For some reason that escapes me, Brooks has figured that his highly cultivated mastery of Jewish schtick goes down even better with the crowd if it is doubled by a heavy-handed dose of gay-related humour – such as now rather dated references to The Village People.

 

Brooks is pretty good as a movie director, so I am unsure why he handed over the reins on this project to Susan Stroman (it remains, at 2019, her only film). Her essentially theatrical background ensures that The Producers is a “filmed play” from first moment to last – and often leadenly so. When the Swedish bombshell, Ulla (Uma Thurman), plaintively asks Leo, “Why did you move so far screen right?”, she may as well be pointing to the proscenium arch.
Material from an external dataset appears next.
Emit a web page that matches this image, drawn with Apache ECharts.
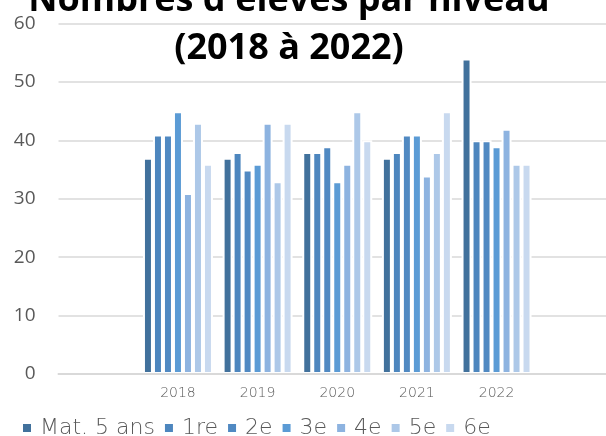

In scene after scene, the actors (all of whom are encouraged to go way over the top) keep awkwardly turning to play to the camera rather than each other. And none of the sets seem to have realistic dimensions or everyday architectural properties – “stage exits” are frequent.

 

To a degree, the film positions this stagy clumsiness to its advantage. As a story about theatricality, it keeps signalling its own excesses and sending itself up rotten. This is especially true of its musical leanings. The songs (music and lyrics by Brooks) are the kind of deliberately third-rate dreck which The Simpsons frequently parodies (although a “Nazi ballad” sung wistfully by Ferrell over the end credits is a highlight worth sticking around for).

 

And yet The Producers inevitably finds itself in the same bind as the movie version of Chicago (2002). Both Brooks and Bob Fosse (who originated the latter on stage) aim for an anti-musical approach – and both, intriguingly, seized on the Third Reich (as Fosse did in 1972 for Cabaret) as the ultimate in “bad showbiz spectaculars”, just as Rainer Werner Fassbinder did in Lili Marleen (1981).

 

However, when it comes time for the blockbuster screen transposition of Chicago or The Producers, it seems that the numbers have to be really show-stopping affairs (not just second-degree travesties), and there has to be a sentimental and redemptive Heart of Gold beating somewhere amidst all the conniving, cheating and betrayal. It is in the desperate, final-reel fumble for a feel-good upswing that this reincarnation of The Producers really goes off the rails.

 

However, there is no doubting that it is a weirdly compelling movie event. And a testament to the less-than-subtle genius of Mel Brooks, who has been able to string out that “Heil myself” gag for so long, and with such strident energy.